Cap sat down with us to talk the life of a DPC talent, from the start of his journey to how it is today.
Austin "Capitalist" Walsh has been in the industry since the early days of Dota 2, with just under a decade of experience under his belt since making his first appearance at the MLG Championships in 2014, in Columbus, Ohio. Since then, Cap has done all it in Dota, including play-by-play commentator, analyst, host, interviewer, and occasional DPC Div II player.
But how has Cap managed this longevity and variety? And what's it been like adapting to his newest role in the SEA DPC? We sat down with him to talk casting Dota, regional differences, and more!
Like many casters, Cap started out disliked by the community, mainly because he wasn't somebody else. New casters are often compared to their more-experienced peers. But according to Cap, this reaction galvanized him, making him work hard to win them over.
After the initial reaction from the community, Cap felt that he might have to change his style and personality. But in the end, he doesn't think he really changed that much at all. He just got better. Who he is as a person and as a commentator never changed; the community just got used to him.
As a personality, he became more secure in his job and a bit more confrontational. He is more willing to call the community out, especially when he feels like they are going in the wrong direction:
"I get into scuffles with Reddit every once in a while, and I think that the Me Too movement changed a lot of my perspective for both myself and my role within the community, along with my view on the community. Both good and bad, shaping a healthy amount of who I am today."

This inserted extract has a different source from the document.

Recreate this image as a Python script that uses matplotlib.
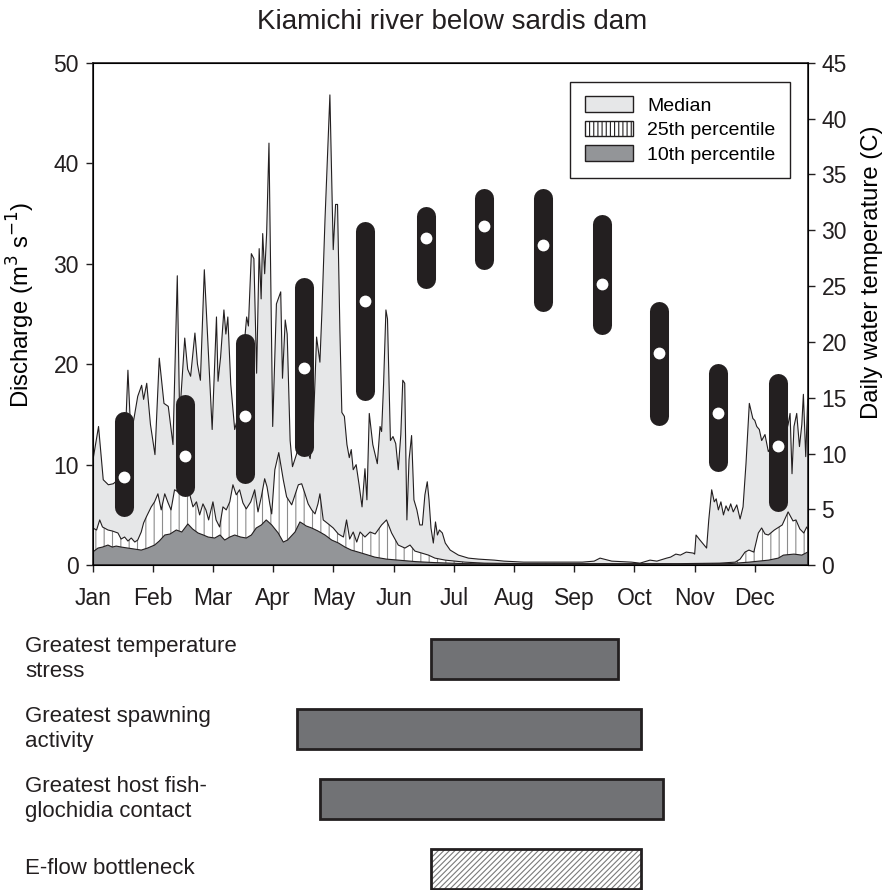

Obviously, the Me Too movement shook the Dota 2 scene, and changed a lot about it, but not everything. But Cap believes we're heading in the right direction. Of course, there's always room for improvement. He's the kind of person that's pretty critical, so he sees room for improvement in everything, which is one of the reasons he's gotten better over the years:
"I rarely feel like people are giving their all when it comes to something, including myself. I think that I'm a pretty hard worker, but I know I can do more."
What's it like to cast so many regions?
After casting in mostly Europe and North America, Cap has settled into the Southeast Asian region. He felt that Western Europe is spoiled for choices when it comes to talents, so he's happy to be casting in SEA again, as he used to cast the region a lot way back in his early years. However, hedrifted apart from casting the SEA region as a caster due to living in North America, because the time difference made it harder to cast in.
"It's the middle of the night, I live in an apartment, I don't want to be that neighbor who's screaming at 3:00 a.m., so I'm happy to be back to casting SEA again. "
Due to his dedication to being brutally honest, he's pretty agnostic when it comes to the regions and the teams he supports. He doesn't care who wins and loses at this point, and he's never been one to have a favorite sports team or anything like that. What he cares about is that he gets to see a good game of Dota. And if you aren't good at the game or entertaining, then that's not what wants to see. In his experience, regions that are the most entertaining to watch, in order, are Western Europe, China, Southeast Asia, Eastern Europe, and South America, with North America at the bottom.
Has Cap considered branching out to other non-Dota titles?
When asked whether he has considered branching out to other games, Capitalist believes that it's really hard for esports commentators to diversify, as viewers are good at picking up on what's real and what's fake. A commentator has to be genuinely passionate about the game that they are covering, as the community's good at being able to read the commentator.
There's no other game that Cap comes close to being as passionate about as he is about Dota. He has obviously played other games and has ventured into casting some other games, such as For Honor and done some stage hosting for packs in Gray Goo. He found casting Mobile Legends: Bang Bang and For Honor fun, but they weren't his main game. After all, he says he would not be able to compete with the dedicated commentators, as they live and breathe the game — just like he does with Dota 2
Cap on how are SEA Dota pubs are compared to NA?
As someone who sees all of this from the inside, especially as someone very close to the game as a caster, Capitalist's found that he likes playing SEA pubs more than North America. He says NA is full of ego players, which can be hard to play with. But in comparison, SEA lacks a lot of direction in the games he plays.
During a recent interview, MidOne said that SEA is the hardest region to make a TI-winning team out of, due to culture. Cap can't say confidently that culture is the reason, but he knows that SEA definitely needs better leadership to reach TI-winning form.
How is it casting with SVG?
"I've really enjoyed casting with Avery, he's the most try-hard of all the talents I've worked with."
Cap went on to elaborate that the fact that Avery "SVG" Silverman comes from a pro-player background means his mind is set up for more grinding. That means pouring over analysis, getting better, then doing something, and figuring out who's good and bad at it, then doing his best to get better. That resonates with Cap, because he is self-critical, and he goes through the replays to get better. He attributes that work-ethic to the success he's had as a commentator.
Working with someone like SVG means that they are able to talk about the product to try to make it better. This has allowed them to get better quickly, even if they felt they started off as not so amazing a year and a half ago. But Cap believes they got really good over the past 12 months.
"I think we've reached maybe a nice honeymoon period, starting towards the end of TI and we did some of our best casts there."